INSTRUCTION
Leave out the pictures and restate the rest of the data exactly.

▽

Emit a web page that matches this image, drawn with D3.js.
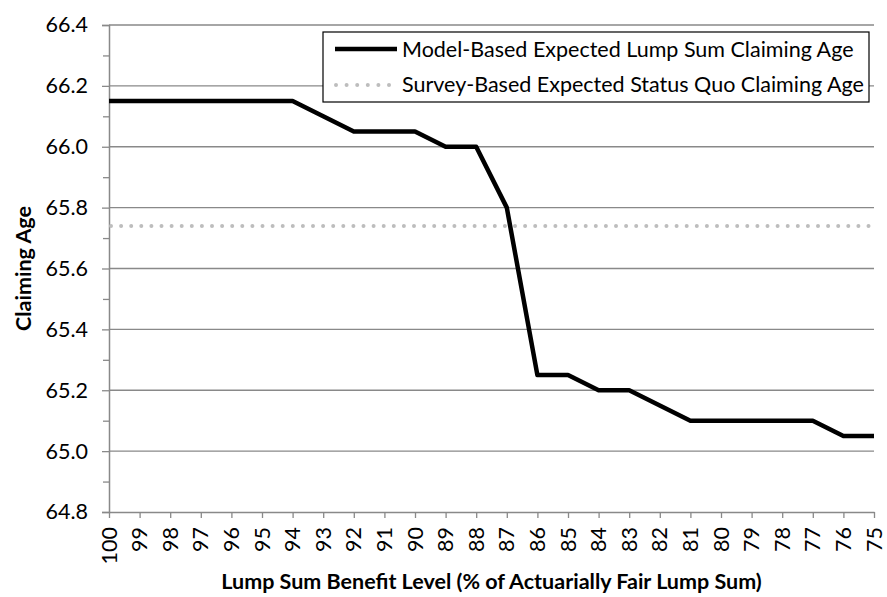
<!DOCTYPE html>
<html>
<head>
<meta charset="utf-8">
<script src="https://cdn.jsdelivr.net/npm/d3@7"></script>
<style>
  body { margin: 0; background: #fff; }
  text { font-family: Lato, "Liberation Sans", sans-serif; fill: #000; }
</style>
</head>
<body>
<div id="chart"></div>
<script>
// benefit levels, 100 down to 75
const levels = [100, 99, 98, 97, 96, 95, 94, 93, 92, 91, 90, 89, 88, 87, 86, 85, 84, 83, 82, 81, 80, 79, 78, 77, 76, 75];
const modelAge = [66.15, 66.15, 66.15, 66.15, 66.15, 66.15, 66.15, 66.10, 66.05, 66.05, 66.05, 66.00, 66.00, 65.80, 65.25, 65.25, 65.20, 65.20, 65.15, 65.10, 65.10, 65.10, 65.10, 65.10, 65.05, 65.05];
const surveyAge = 65.74;
const yTicks = [64.8, 65.0, 65.2, 65.4, 65.6, 65.8, 66.0, 66.2, 66.4];
const yMinorTicks = [64.9, 65.1, 65.3, 65.5, 65.7, 65.9, 66.1, 66.3];
const legendLabels = ['Model-Based Expected Lump Sum Claiming Age', 'Survey-Based Expected Status Quo Claiming Age'];

const W = 887, H = 597;
const margin = { top: 25, right: 13, bottom: 85, left: 109 };
const width = W - margin.left - margin.right;
const height = H - margin.top - margin.bottom;
const fontSize = '21.5px';

const svg = d3.select('#chart').append('svg')
  .attr('width', W).attr('height', H);
const g = svg.append('g')
  .attr('transform', `translate(${margin.left},${margin.top})`);

const x = d3.scalePoint().domain(levels).range([0, width]);
const y = d3.scaleLinear().domain([64.8, 66.4]).range([height, 0]);

const axisColor = '#898989';

// gridlines
g.append('g')
  .selectAll('line')
  .data(yTicks.slice(1))
  .enter().append('line')
  .attr('x1', 0).attr('x2', width)
  .attr('y1', d => y(d)).attr('y2', d => y(d))
  .attr('stroke', axisColor).attr('stroke-width', 1.3);

// minor ticks on y
const yMinor = g.append('g')
  .call(d3.axisLeft(y).tickValues(yMinorTicks).tickSize(6).tickFormat(''));
yMinor.select('.domain').remove();
yMinor.selectAll('line').attr('stroke', axisColor).attr('stroke-width', 1.3);

// y axis
const yAxis = g.append('g')
  .call(d3.axisLeft(y).tickValues(yTicks).tickSize(7).tickPadding(14).tickFormat(d3.format('.1f')));
yAxis.select('.domain').attr('stroke', axisColor).attr('stroke-width', 1.5);
yAxis.selectAll('line').attr('stroke', axisColor).attr('stroke-width', 1.3);
yAxis.selectAll('text').style('font-size', fontSize);

// x axis
const xAxis = g.append('g')
  .attr('transform', `translate(0,${height})`)
  .call(d3.axisBottom(x).tickSize(6).tickSizeOuter(0));
xAxis.select('.domain').attr('stroke', axisColor).attr('stroke-width', 1.5);
xAxis.selectAll('line').attr('stroke', axisColor).attr('stroke-width', 1.3);
xAxis.selectAll('text')
  .style('font-size', fontSize)
  .attr('text-anchor', 'end')
  .attr('dy', '0.33em')
  .attr('transform', 'rotate(-90)')
  .attr('x', -15).attr('y', 0);

// survey line (dotted)
g.append('line')
  .attr('x1', 2).attr('x2', width)
  .attr('y1', y(surveyAge)).attr('y2', y(surveyAge))
  .attr('stroke', '#bdbdbd').attr('stroke-width', 4)
  .attr('stroke-linecap', 'round')
  .attr('stroke-dasharray', '0 10.1');

// model line
g.append('path')
  .datum(levels.map((d, i) => [d, modelAge[i]]))
  .attr('fill', 'none')
  .attr('stroke', '#000').attr('stroke-width', 4.5)
  .attr('stroke-linejoin', 'round')
  .attr('d', d3.line().x(d => x(d[0])).y(d => y(d[1])));

// legend
const lg = svg.append('g').attr('transform', 'translate(323,32)');
lg.append('rect')
  .attr('width', 546).attr('height', 70)
  .attr('fill', '#fff').attr('stroke', '#000').attr('stroke-width', 1.2);
lg.append('line')
  .attr('x1', 12).attr('x2', 74).attr('y1', 17).attr('y2', 17)
  .attr('stroke', '#000').attr('stroke-width', 4.5);
lg.append('line')
  .attr('x1', 13).attr('x2', 74).attr('y1', 53).attr('y2', 53)
  .attr('stroke', '#bdbdbd').attr('stroke-width', 4)
  .attr('stroke-linecap', 'round').attr('stroke-dasharray', '0 10.6');
lg.selectAll('.lbl')
  .data(legendLabels)
  .enter().append('text')
  .attr('x', 79).attr('y', (d, i) => 17 + i * 35)
  .attr('dy', '0.35em')
  .style('font-size', fontSize)
  .text(d => d);

// axis titles
svg.append('text')
  .attr('x', margin.left + width / 2).attr('y', 589)
  .attr('text-anchor', 'middle')
  .style('font-size', fontSize).style('font-weight', 'bold')
  .text('Lump Sum Benefit Level (% of Actuarially Fair Lump Sum)');
svg.append('text')
  .attr('transform', `translate(31,${margin.top + height / 2}) rotate(-90)`)
  .attr('text-anchor', 'middle')
  .style('font-size', fontSize).style('font-weight', 'bold')
  .text('Claiming Age');
</script>
</body>
</html>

△

EXERCISE RESPONSE
Emit a web page that matches this image, drawn with D3.js.
<!DOCTYPE html>
<html>
<head>
<meta charset="utf-8">
<script src="https://cdn.jsdelivr.net/npm/d3@7"></script>
<style>
  body { margin: 0; background: #fff; }
  text { font-family: Lato, "Liberation Sans", sans-serif; fill: #000; }
</style>
</head>
<body>
<div id="chart"></div>
<script>
// benefit levels, 100 down to 75
const levels = [100, 99, 98, 97, 96, 95, 94, 93, 92, 91, 90, 89, 88, 87, 86, 85, 84, 83, 82, 81, 80, 79, 78, 77, 76, 75];
const modelAge = [66.15, 66.15, 66.15, 66.15, 66.15, 66.15, 66.15, 66.10, 66.05, 66.05, 66.05, 66.00, 66.00, 65.80, 65.25, 65.25, 65.20, 65.20, 65.15, 65.10, 65.10, 65.10, 65.10, 65.10, 65.05, 65.05];
const surveyAge = 65.74;
const yTicks = [64.8, 65.0, 65.2, 65.4, 65.6, 65.8, 66.0, 66.2, 66.4];
const yMinorTicks = [64.9, 65.1, 65.3, 65.5, 65.7, 65.9, 66.1, 66.3];
const legendLabels = ['Model-Based Expected Lump Sum Claiming Age', 'Survey-Based Expected Status Quo Claiming Age'];

const W = 887, H = 597;
const margin = { top: 25, right: 13, bottom: 85, left: 109 };
const width = W - margin.left - margin.right;
const height = H - margin.top - margin.bottom;
const fontSize = '21.5px';

const svg = d3.select('#chart').append('svg')
  .attr('width', W).attr('height', H);
const g = svg.append('g')
  .attr('transform', `translate(${margin.left},${margin.top})`);

const x = d3.scalePoint().domain(levels).range([0, width]);
const y = d3.scaleLinear().domain([64.8, 66.4]).range([height, 0]);

const axisColor = '#898989';

// gridlines
g.append('g')
  .selectAll('line')
  .data(yTicks.slice(1))
  .enter().append('line')
  .attr('x1', 0).attr('x2', width)
  .attr('y1', d => y(d)).attr('y2', d => y(d))
  .attr('stroke', axisColor).attr('stroke-width', 1.3);

// minor ticks on y
const yMinor = g.append('g')
  .call(d3.axisLeft(y).tickValues(yMinorTicks).tickSize(6).tickFormat(''));
yMinor.select('.domain').remove();
yMinor.selectAll('line').attr('stroke', axisColor).attr('stroke-width', 1.3);

// y axis
const yAxis = g.append('g')
  .call(d3.axisLeft(y).tickValues(yTicks).tickSize(7).tickPadding(14).tickFormat(d3.format('.1f')));
yAxis.select('.domain').attr('stroke', axisColor).attr('stroke-width', 1.5);
yAxis.selectAll('line').attr('stroke', axisColor).attr('stroke-width', 1.3);
yAxis.selectAll('text').style('font-size', fontSize);

// x axis
const xAxis = g.append('g')
  .attr('transform', `translate(0,${height})`)
  .call(d3.axisBottom(x).tickSize(6).tickSizeOuter(0));
xAxis.select('.domain').attr('stroke', axisColor).attr('stroke-width', 1.5);
xAxis.selectAll('line').attr('stroke', axisColor).attr('stroke-width', 1.3);
xAxis.selectAll('text')
  .style('font-size', fontSize)
  .attr('text-anchor', 'end')
  .attr('dy', '0.33em')
  .attr('transform', 'rotate(-90)')
  .attr('x', -15).attr('y', 0);

// survey line (dotted)
g.append('line')
  .attr('x1', 2).attr('x2', width)
  .attr('y1', y(surveyAge)).attr('y2', y(surveyAge))
  .attr('stroke', '#bdbdbd').attr('stroke-width', 4)
  .attr('stroke-linecap', 'round')
  .attr('stroke-dasharray', '0 10.1');

// model line
g.append('path')
  .datum(levels.map((d, i) => [d, modelAge[i]]))
  .attr('fill', 'none')
  .attr('stroke', '#000').attr('stroke-width', 4.5)
  .attr('stroke-linejoin', 'round')
  .attr('d', d3.line().x(d => x(d[0])).y(d => y(d[1])));

// legend
const lg = svg.append('g').attr('transform', 'translate(323,32)');
lg.append('rect')
  .attr('width', 546).attr('height', 70)
  .attr('fill', '#fff').attr('stroke', '#000').attr('stroke-width', 1.2);
lg.append('line')
  .attr('x1', 12).attr('x2', 74).attr('y1', 17).attr('y2', 17)
  .attr('stroke', '#000').attr('stroke-width', 4.5);
lg.append('line')
  .attr('x1', 13).attr('x2', 74).attr('y1', 53).attr('y2', 53)
  .attr('stroke', '#bdbdbd').attr('stroke-width', 4)
  .attr('stroke-linecap', 'round').attr('stroke-dasharray', '0 10.6');
lg.selectAll('.lbl')
  .data(legendLabels)
  .enter().append('text')
  .attr('x', 79).attr('y', (d, i) => 17 + i * 35)
  .attr('dy', '0.35em')
  .style('font-size', fontSize)
  .text(d => d);

// axis titles
svg.append('text')
  .attr('x', margin.left + width / 2).attr('y', 589)
  .attr('text-anchor', 'middle')
  .style('font-size', fontSize).style('font-weight', 'bold')
  .text('Lump Sum Benefit Level (% of Actuarially Fair Lump Sum)');
svg.append('text')
  .attr('transform', `translate(31,${margin.top + height / 2}) rotate(-90)`)
  .attr('text-anchor', 'middle')
  .style('font-size', fontSize).style('font-weight', 'bold')
  .text('Claiming Age');
</script>
</body>
</html>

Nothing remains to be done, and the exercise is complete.